This little number from Avacyn Restored has me intrigued.  In a deck with a bunch of little guys, this seems like an awesome alternate win condition.  The Krenko’s Commands provide the ammunition, and the other Goblins either reduce its cost or let it hit a little harder.  A finisher for five mana, this can completely catch your opponent off guard and just steal wins.  Turn 2 Electromancer, turn 3 double (or triple, if we're being greedy) Krenko's Command, and a turn 4 Burn at the Stake will hit them for...21?.  Even with a playset of Commands, I still think this is just a singleton; it’s still pretty risky, and it’s kind of a rotten topdeck unless you’re in a locked board.  Still, I just need it to hit once. 

Epic Experiment

"Explosions!  MORE EXPLOSIONS!" - Mekgineer Thermaplugg
The impetus of the deck, this solitary X spell is also like Burn at the Stake; if you’ve planned for it and you successfully resolve it, you will win.  X should be at least 6, and any Electromancers and/or Guttersnipes you have out make this thing all the sicker.  Remember, you cast each of these, so Guttersnipe will trigger for each cast spell.  23 lands and four reduction permanents should let you get this off fairly reliably, so once you find that copy, get ready to flip.

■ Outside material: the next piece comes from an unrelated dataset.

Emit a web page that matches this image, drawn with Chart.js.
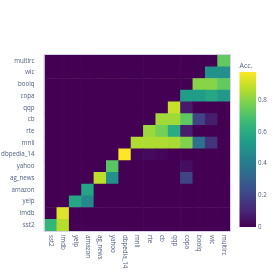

Although it is strange for Islands to impose over mountains, I rely more on having Islands open than Mountains when it comes to preserving the game state.  Also, my sideboard is fairly heavy blue, and so to avoid the awkwardness of putting land in my sideboard (I’ve done it before,) I’ll start it off right. 


The sideboard has changed drastically with the deck’s original plan; originally, it was full of Goblin-matters cards; Arms Dealers, Krenko, Mob Bosses, and a couple extra copies of Burn at the Stake.  Since then, though, I’ve shifted to a more spell-friendly sideboard.  Delver of Secrets was a last minute decision.  Boarding into Delver is vastly underrated, and there are some matches (perhaps even EVERY match) where having a good chance of opening with Delver will win you the game.  Red decks suffer from not having persistent threats.  Sure I can burn you, but any life gain completely nullifies my cards.  Creatures plug away turn after turn, so life gain isn’t a permanent solution.  Delver provided that imminent threat I need to give my deck some extra teeth in a match where I had to hurry.  Pillar of Flame and Annihilating Fire are both my safety nets against Zombies, the predicted deck-to-beat in the new Standard.  Zombies in every color give me the creeps, so packing these is good insurance; plus, they provide additional targets in case of a slightly anemic Epic Experiment. 

Chandra, the Firebrand has come to be one of my favorite planeswalkers, providing infinite possibilities with her -2 and giving a steady concern with her +1 and -6 at the ready.  A good option for grindy control matchups, she works very well in conjunction with any of my over-the-top spells like Burn at the Stake, Epic Experiment, or even just a take-half-your-life Brimstone Volley.  No red spell-based deck should be without her.  Talrand was very good in the Delver mirror and would be a great option against control or non-sweeper decks.  Although missing his “free” spells now, he still seems perfectly reasonable here.  The singleton Hypersonic Dragon is in here as a bit of a lark.  Sure, he’s a relevant hasty threat that can put away the game in a turn or two, but I also couldn’t shake the idea of casting an Epic Experiment in response to my opponent’s game-winner.  One day, maybe.

Tournament Report

After Kevin kindly brokered the trade I needed, I playtested the deck furiously, securing the Steam Vents I’d need to sleeve up the deck completely.  Kevin and I playtested several matches’ worth of games, and the deck was a bit shaky.  The highlight was resolving an X=6 Epic Experiment and hitting 5 burn spells with a Guttersnipe out when I would have otherwise been dead next turn.  I was eager to try it against all kinds of decks.  This deck, except for the Noxious Revival synergy, was very much like my somewhat successful MiRUcle deck from a few months ago.  Perhaps it’d see the same success again.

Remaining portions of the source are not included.